Work required: Give the number of lines containing "React" in this listing, with no other words.

Dataset excerpt:
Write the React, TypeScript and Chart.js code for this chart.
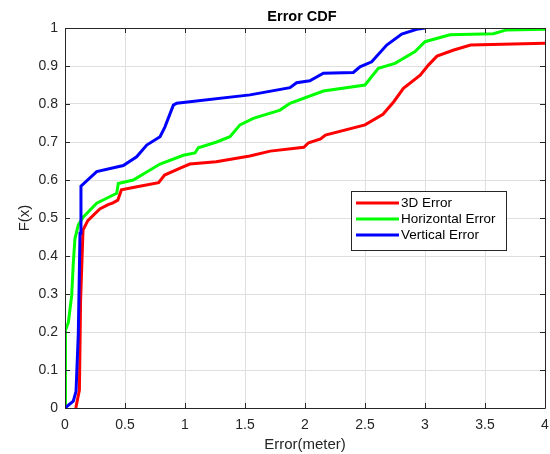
import React, { useEffect, useRef } from 'react';
import { Chart, registerables } from 'chart.js';

Chart.register(...registerables);

const titleText = 'Error CDF';
const xTitle = 'Error(meter)';
const yTitle = 'F(x)';
const seriesNames = ['3D Error', 'Horizontal Error', 'Vertical Error'];
const seriesColors = ['#ff0000', '#00ff00', '#0000ff'];

const redX = [0.09, 0.12, 0.13, 0.15, 0.19, 0.29, 0.36, 0.40, 0.44, 0.47, 0.60, 0.78, 0.83, 0.96, 1.04, 1.26, 1.54, 1.71, 1.99, 2.03, 2.13, 2.17, 2.50, 2.65, 2.74, 2.82, 2.96, 3.03, 3.10, 3.24, 3.38, 4.0];
const redY = [0, 0.047, 0.284, 0.468, 0.493, 0.524, 0.535, 0.540, 0.547, 0.574, 0.582, 0.593, 0.613, 0.631, 0.642, 0.648, 0.663, 0.676, 0.686, 0.698, 0.708, 0.718, 0.745, 0.773, 0.806, 0.841, 0.876, 0.903, 0.926, 0.942, 0.955, 0.960];

const greenX = [0, 0.0, 0.008, 0.028, 0.056, 0.069, 0.083, 0.111, 0.153, 0.264, 0.347, 0.431, 0.444, 0.569, 0.792, 0.986, 1.083, 1.111, 1.264, 1.375, 1.458, 1.569, 1.792, 1.875, 2.153, 2.5, 2.611, 2.75, 2.917, 3.0, 3.208, 3.569, 3.68, 4.0];
const greenY = [0, 0.047, 0.205, 0.225, 0.297, 0.381, 0.446, 0.482, 0.503, 0.539, 0.552, 0.565, 0.591, 0.600, 0.642, 0.665, 0.671, 0.685, 0.700, 0.714, 0.745, 0.762, 0.784, 0.802, 0.834, 0.850, 0.894, 0.907, 0.938, 0.964, 0.982, 0.985, 0.995, 0.997];

const blueX = [0, 0.069, 0.092, 0.111, 0.125, 0.133, 0.133, 0.264, 0.486, 0.597, 0.681, 0.792, 0.833, 0.903, 0.931, 1.542, 1.875, 1.93, 2.04, 2.153, 2.403, 2.458, 2.556, 2.681, 2.806, 2.93, 3.0];
const blueY = [0, 0.018, 0.044, 0.196, 0.460, 0.50, 0.584, 0.622, 0.638, 0.661, 0.692, 0.714, 0.740, 0.797, 0.802, 0.824, 0.843, 0.856, 0.861, 0.881, 0.883, 0.898, 0.911, 0.955, 0.984, 0.9965, 1.0];

const xTicks = [0, 0.5, 1, 1.5, 2, 2.5, 3, 3.5, 4];
const yTicks = [0, 0.1, 0.2, 0.3, 0.4, 0.5, 0.6, 0.7, 0.8, 0.9, 1];

const FONT = '"Liberation Sans", Arial, sans-serif';
const AX = '#262626';

const pairs = (xs: number[], ys: number[]) => xs.map((x, i) => ({ x, y: ys[i] }));

const boxPlugin = {
  id: 'boxPlugin',
  afterDatasetsDraw(chart: any) {
    const { ctx, chartArea: a, scales } = chart;
    ctx.save();
    ctx.strokeStyle = AX;
    ctx.lineWidth = 1;
    ctx.beginPath();
    ctx.rect(Math.round(a.left) + 0.5, Math.round(a.top) + 0.5, Math.round(a.right - a.left), Math.round(a.bottom - a.top));
    ctx.stroke();
    const tl = 5;
    ctx.beginPath();
    xTicks.forEach((v) => {
      const px = Math.round(scales.x.getPixelForValue(v)) + 0.5;
      ctx.moveTo(px, a.bottom);
      ctx.lineTo(px, a.bottom - tl);
      ctx.moveTo(px, a.top);
      ctx.lineTo(px, a.top + tl);
    });
    yTicks.forEach((v) => {
      const py = Math.round(scales.y.getPixelForValue(v)) + 0.5;
      ctx.moveTo(a.left, py);
      ctx.lineTo(a.left + tl, py);
      ctx.moveTo(a.right, py);
      ctx.lineTo(a.right - tl, py);
    });
    ctx.stroke();

    // title
    ctx.fillStyle = '#000';
    ctx.font = `bold 14.5px ${FONT}`;
    ctx.textAlign = 'center';
    ctx.textBaseline = 'middle';
    ctx.fillText(titleText, 302, 16.5);

    // legend
    const bx = 351, by = 191, bw = 155, bh = 59;
    ctx.fillStyle = '#fff';
    ctx.fillRect(bx, by, bw, bh);
    ctx.strokeStyle = AX;
    ctx.lineWidth = 1;
    ctx.strokeRect(bx + 0.5, by + 0.5, bw, bh);
    ctx.font = `13.5px ${FONT}`;
    ctx.textAlign = 'left';
    ctx.textBaseline = 'middle';
    chart.data.datasets.forEach((ds: any, i: number) => {
      const y = by + 12 + i * 16;
      ctx.strokeStyle = ds.borderColor;
      ctx.lineWidth = 3;
      ctx.beginPath();
      ctx.moveTo(bx + 5, y);
      ctx.lineTo(bx + 48, y);
      ctx.stroke();
      ctx.fillStyle = '#000';
      ctx.fillText(ds.label, bx + 50, y);
    });
    ctx.restore();
  },
};

export default function App() {
  const ref = useRef<HTMLCanvasElement>(null);
  useEffect(() => {
    if (!ref.current) return;
    const data = [pairs(redX, redY), pairs(greenX, greenY), pairs(blueX, blueY)];
    const chart = new Chart(ref.current, {
      type: 'line',
      data: {
        datasets: data.map((d, i) => ({
          label: seriesNames[i],
          data: d,
          borderColor: seriesColors[i],
          backgroundColor: seriesColors[i],
          borderWidth: 3,
          pointRadius: 0,
          tension: 0,
          fill: false,
          order: 2 - i,
        })),
      },
      options: {
        animation: false,
        responsive: false,
        devicePixelRatio: 1,
        parsing: false as any,
        layout: { padding: { top: 28, right: 5, left: 0, bottom: 0 } },
        plugins: { legend: { display: false }, tooltip: { enabled: false }, title: { display: false } },
        scales: {
          x: {
            type: 'linear',
            min: 0,
            max: 4,
            afterBuildTicks: (s: any) => { s.ticks = xTicks.map((v) => ({ value: v })); },
            afterFit: (s: any) => { s.height = 46; s.paddingLeft = 0; s.paddingRight = 0; },
            ticks: {
              color: AX,
              font: { family: FONT, size: 14 },
              padding: 9,
              maxRotation: 0,
              callback: (v: any) => String(Number(Number(v).toFixed(1))),
            },
            grid: { color: '#dfdfdf', drawTicks: false },
            border: { display: false },
            title: { display: true, text: xTitle, color: AX, font: { family: FONT, size: 15 }, padding: 0 },
          },
          y: {
            type: 'linear',
            min: 0,
            max: 1,
            afterBuildTicks: (s: any) => { s.ticks = yTicks.map((v) => ({ value: v })); },
            afterFit: (s: any) => { s.width = 65; s.paddingTop = 0; s.paddingBottom = 0; },
            ticks: {
              color: AX,
              font: { family: FONT, size: 14 },
              padding: 7,
              callback: (v: any) => String(Number(Number(v).toFixed(1))),
            },
            grid: { color: '#dfdfdf', drawTicks: false },
            border: { display: false },
            title: { display: true, text: yTitle, color: AX, font: { family: FONT, size: 15 }, padding: 16 },
          },
        },
      },
      plugins: [boxPlugin],
    } as any);
    return () => chart.destroy();
  }, []);
  return (
    <div style={{ position: 'absolute', left: 0, top: 0, width: 550, height: 454, background: '#fff' }}>
      <canvas ref={ref} width={550} height={454} style={{ width: 550, height: 454, display: 'block' }} />
    </div>
  );
}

Solution to the problem: 2